Corriere del Veneto (Padova e Rovigo)
COSÌ LA NEVE CI SCOPRE INADEGUATI
L’amministratore delegato delle Ferrovie dello Stato, Renato Mazzoncini, in questi giorni ha chiesto scusa a mezzo stampa agli italiani per non aver saputo impedire che pochi centimetri di neve recassero danni sproporzionati a mezza Italia bloccando la Stazione Termini a Roma e con essa l’intero sistema ferroviario nazionale. Veneto e Nordest compresi, dove i disagi si sono sensibilmente avvertiti.
Mazzoncini ha anche individuato la causa e promesso la sua rimozione. Il disastro, ha detto in modo un po’ criptico , è dovuto alla «legge che vieta «l’overdesign», e quindi anche gli investimenti preventivi che non siano giustificati dalla sistematicità degli eventi. Imbarazzante che l’investimento «eccessivo» per riscaldare gli scambi valesse «quanto il dare energia a trecento appartamenti» e che «il grande freddo del Lazio non fosse considerato sistematico». Un modo quest’ultimo, per dire che, succedendo raramente, i disagi ce li saremmo dovuti tenere senza pensare tan to a protestare.
Quanto meno una sottovalutazione del fatto che oggi che il treno ad alta velocità ha sostituito l’aereo nel connettere l’Italia il danno – assolutamente prevedibile - da crisi ferroviaria è cento volte più grave di quando la neve bloccava Termini negli anni ottanta.
Il fatto che la legge contro l’overdesign non si riveli troppo ferrea e che i 10 cm di neve abbiano fatto il miracolo di indurre le Fs a concordare in tutta fretta con il Ministero delle infrastrutture l’attrezzaggio di tutta la rete laziale con sistemi antineve e antighiaccio, non fa che confermare l’errore di valutazione strategica.
Che non è, per dare ad ognuno il suo, tutta colpa delle Fs. Il «divieto di overdesign»
che corrisponde alla preferenza per le opere «snelle», principio orgogliosamente sbandierato nell’Allegato infrastrutture 2017, il manifesto della politica infrastrutturale italiana, è figlio di due condizioni oggettive e di una sottovalutazione strategica.

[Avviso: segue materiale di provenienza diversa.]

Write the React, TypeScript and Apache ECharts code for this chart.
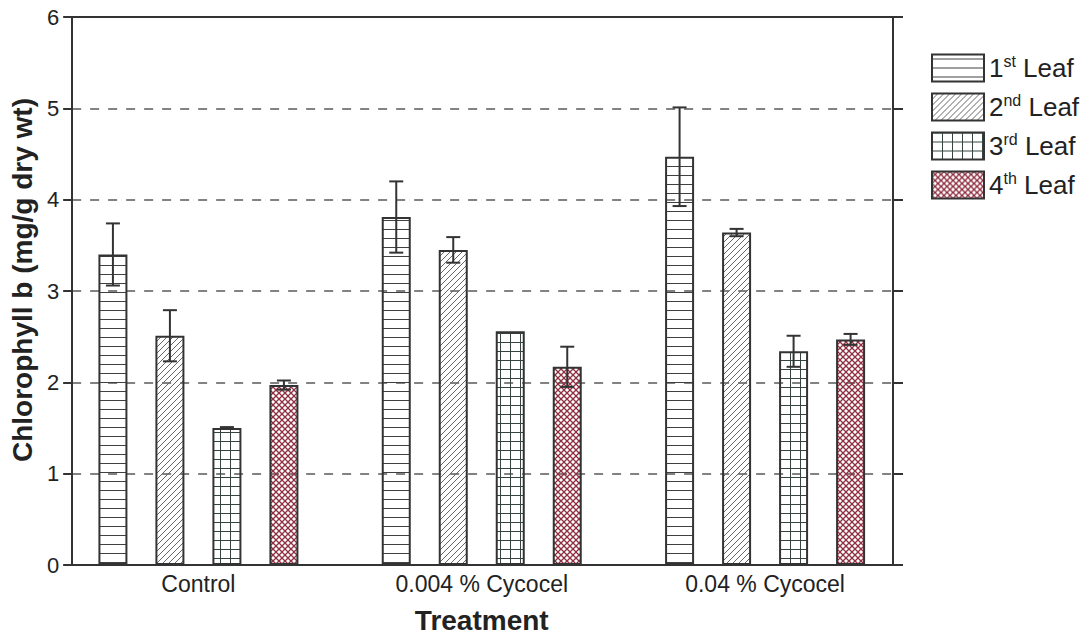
import React, { useEffect, useRef } from "react";
import * as echarts from "echarts";

// Treatments along the x axis
const categories = ["Control", "0.004 % Cycocel", "0.04 % Cycocel"];
// Leaf positions (one bar series each)
const leafNames = ["1st Leaf", "2nd Leaf", "3rd Leaf", "4th Leaf"];

// Chlorophyll b means (mg/g dry wt) per treatment
const leaf1 = [3.4, 3.81, 4.47];
const leaf2 = [2.51, 3.45, 3.64];
const leaf3 = [1.5, 2.56, 2.34];
const leaf4 = [1.97, 2.17, 2.47];

// Error-bar half lengths per treatment
const leaf1Err = [0.34, 0.39, 0.54];
const leaf2Err = [0.28, 0.14, 0.04];
const leaf3Err = [0.01, 0, 0.17];
const leaf4Err = [0.05, 0.22, 0.06];

const yMin = 0;
const yMax = 6;
const yStep = 1;

const FONT = 'Arial, "Liberation Sans", sans-serif';
const INK = "#222222";
const BAR_WIDTH = 29;
const BAR_GAP_PX = 28;
const BAR_STEP = BAR_WIDTH + BAR_GAP_PX;

type Kind = "horizontal" | "diagonal" | "grid" | "cross";

function makePattern(kind: Kind) {
  const c = document.createElement("canvas");
  let w = 6;
  let h = 6;
  if (kind === "horizontal") { w = 8; h = 9; }
  if (kind === "grid") { w = 10; h = 9; }
  c.width = w;
  c.height = h;
  const ctx = c.getContext("2d")!;
  ctx.clearRect(0, 0, w, h);
  ctx.beginPath();
  if (kind === "horizontal") {
    ctx.strokeStyle = "#404040";
    ctx.lineWidth = 1;
    ctx.moveTo(0, 4.5);
    ctx.lineTo(w, 4.5);
  } else if (kind === "diagonal") {
    ctx.strokeStyle = "#666666";
    ctx.lineWidth = 1;
    ctx.moveTo(0, h);
    ctx.lineTo(w, 0);
    ctx.moveTo(-1, 1);
    ctx.lineTo(1, -1);
    ctx.moveTo(w - 1, h + 1);
    ctx.lineTo(w + 1, h - 1);
  } else if (kind === "grid") {
    ctx.strokeStyle = "#36443f";
    ctx.lineWidth = 1;
    ctx.moveTo(0.5, 0);
    ctx.lineTo(0.5, h);
    ctx.moveTo(0, 0.5);
    ctx.lineTo(w, 0.5);
  } else {
    ctx.strokeStyle = "#8e2e40";
    ctx.lineWidth = 1.3;
    ctx.moveTo(0, 0);
    ctx.lineTo(w, h);
    ctx.moveTo(0, h);
    ctx.lineTo(w, 0);
  }
  ctx.stroke();
  return { image: c, repeat: "repeat", imageWidth: w, imageHeight: h };
}

export default function App() {
  const ref = useRef<HTMLDivElement>(null);

  useEffect(() => {
    if (!ref.current) return;
    const chart = echarts.init(ref.current, null, { renderer: "svg" });

    const means = [leaf1, leaf2, leaf3, leaf4];
    const errs = [leaf1Err, leaf2Err, leaf3Err, leaf4Err];
    const kinds: Kind[] = ["horizontal", "diagonal", "grid", "cross"];

    const barSeries = leafNames.map((name, s) => ({
      name,
      type: "bar",
      xAxisIndex: 2,
      yAxisIndex: 2,
      data: means[s],
      barWidth: BAR_WIDTH,
      barGap: `${(BAR_GAP_PX / BAR_WIDTH) * 100}%`,
      itemStyle: {
        color: makePattern(kinds[s]),
        borderColor: "#333333",
        borderWidth: 2,
      },
      z: 3,
    }));

    const errorData: number[][] = [];
    means.forEach((arr, s) => {
      arr.forEach((v, i) => {
        errorData.push([i, v, errs[s][i], s]);
      });
    });

    const errorSeries = {
      name: "error",
      type: "custom",
      xAxisIndex: 2,
      yAxisIndex: 2,
      z: 5,
      encode: { x: 0, y: 1 },
      data: errorData,
      renderItem: (params: any, api: any) => {
        const cat = api.value(0);
        const mean = api.value(1);
        const err = api.value(2);
        const s = api.value(3);
        if (!(err > 0)) return null;
        const center = api.coord([cat, mean]);
        const x = center[0] + (s - 1.5) * BAR_STEP;
        const yTop = api.coord([cat, mean + err])[1];
        const yBot = api.coord([cat, mean - err])[1];
        const half = 7;
        const style = { stroke: "#333333", lineWidth: 2 };
        return {
          type: "group",
          children: [
            { type: "line", shape: { x1: x, y1: yTop, x2: x, y2: yBot }, style },
            { type: "line", shape: { x1: x - half, y1: yTop, x2: x + half, y2: yTop }, style },
            { type: "line", shape: { x1: x - half, y1: yBot, x2: x + half, y2: yBot }, style },
          ],
        };
      },
    };

    const frameLine = { show: true, onZero: false, lineStyle: { color: "#333333", width: 2 } };

    chart.setOption({
      animation: false,
      backgroundColor: "#ffffff",
      textStyle: { fontFamily: FONT },
      grid: [
        { left: 71, right: 1092 - 893, top: 17, bottom: 642 - 565, containLabel: false },
        { left: 56.75, right: 1092 - 906.75, top: 17, bottom: 642 - 565, containLabel: false },
      ],
      legend: {
        data: leafNames,
        orient: "vertical",
        left: 926,
        top: 48,
        itemWidth: 52,
        itemHeight: 27,
        itemGap: 9,
        icon: "rect",
        selectedMode: false,
        formatter: (name: string) => name.replace(/^(\d)(st|nd|rd|th)/, "$1{sup|$2}"),
        textStyle: {
          fontFamily: FONT,
          fontSize: 26,
          color: INK,
          lineHeight: 30,
          rich: {
            sup: { fontFamily: FONT, fontSize: 16, color: INK, lineHeight: 16, verticalAlign: "top" },
          },
        },
      },
      xAxis: [
        {
          type: "value",
          gridIndex: 0,
          position: "bottom",
          min: 0,
          max: 1,
          axisLine: frameLine,
          axisTick: { show: false },
          axisLabel: { show: false },
          splitLine: { show: false },
        },
        {
          type: "value",
          gridIndex: 0,
          position: "top",
          min: 0,
          max: 1,
          axisLine: frameLine,
          axisTick: { show: false },
          axisLabel: { show: false },
          splitLine: { show: false },
        },
        {
          type: "category",
          gridIndex: 1,
          data: categories,
          axisLine: { show: false },
          axisTick: { show: false },
          axisLabel: { fontFamily: FONT, fontSize: 23, color: INK, margin: 7 },
          name: "Treatment",
          nameLocation: "middle",
          nameGap: 41,
          nameTextStyle: { fontFamily: FONT, fontSize: 28, fontWeight: "bold", color: INK },
        },
      ],
      yAxis: [
        {
          type: "value",
          gridIndex: 0,
          position: "left",
          min: yMin,
          max: yMax,
          interval: yStep,
          axisLine: frameLine,
          axisTick: { show: true, inside: false, length: 9, lineStyle: { color: "#333333", width: 2 } },
          axisLabel: { fontFamily: FONT, fontSize: 22, color: INK, margin: 13 },
          splitLine: { show: true, lineStyle: { color: "#5a5a5a", width: 1.5, type: [9, 9] } },
          name: "Chlorophyll b (mg/g dry wt)",
          nameLocation: "middle",
          nameGap: 34,
          nameTextStyle: {
            fontFamily: FONT,
            fontSize: 28,
            fontWeight: "bold",
            color: INK,
            padding: [0, 0, 0, 22],
          },
        },
        {
          type: "value",
          gridIndex: 0,
          position: "right",
          min: yMin,
          max: yMax,
          interval: yStep,
          axisLine: frameLine,
          axisTick: { show: true, inside: false, length: 10, lineStyle: { color: "#333333", width: 2 } },
          axisLabel: { show: false },
          splitLine: { show: false },
        },
        {
          type: "value",
          gridIndex: 1,
          min: yMin,
          max: yMax,
          interval: yStep,
          show: false,
          splitLine: { show: false },
        },
      ],
      series: [...barSeries, errorSeries],
    });

    return () => chart.dispose();
  }, []);

  return (
    <div
      ref={ref}
      style={{ position: "fixed", left: 0, top: 0, width: 1092, height: 642, background: "#fff" }}
    />
  );
}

Le condizioni oggettive sono prima di tutto la carenza di risorse pubbliche dedicabili all’ammodernamento delle infrastrutture italiane: tutte, quelle economiche (trasporti, energia, banda larga, etc.) , quelle sociali (scuole, ospedali e strutture per anziani) quelle ambientali (rete idrica, smaltimento rifiuti, etc) e quelle di prevenzione rischi (idrogeologico, sismico, vulcanico etc.) per i vincoli da risanamento della finanza pubblica, per l’eccesso di debito pubblico e per l’incapacità di spostare risorse della spesa corrente alla spesa in investimenti.
La seconda condizione oggettiva è la inefficienza e corruzione palesatasi nella realizzazione delle «grandi opere» con la produzione di sprechi annidati in opere progettate in eccesso (overdesign) e poco «snelle» ad arte. Ma al di sopra di questo vi è una sostanziale sottovalutazione della drammatica urgenza e necessità di ammodernare il sistema infrastrutturale italiano che non ha più solo bisogno di recuperare il tempo perduto per gli investimenti in non fatti negli ultimi vent’anni, ma che si trova a dover tener conto della obsolescenza di gran parte del patrimonio infrastrutturale esistente, resa evidente dalla innovazione tecnologica e globalizzazione dei mercati.
Non possiamo più accontentarci di lustrare le carrozze, abbiamo bisogno di automobili nuove, come quelle che girano nel resto del mondo. Se, nel mondo delle infrastrutture, non passiamo presto dagli impianti esistenti, di oggi, a quelli adeguati, di domani, difficilmente garantiremo la necessaria competitività delle nostre imprese ancor prima, se possibile, della qualità della vita dei nostri cittadini.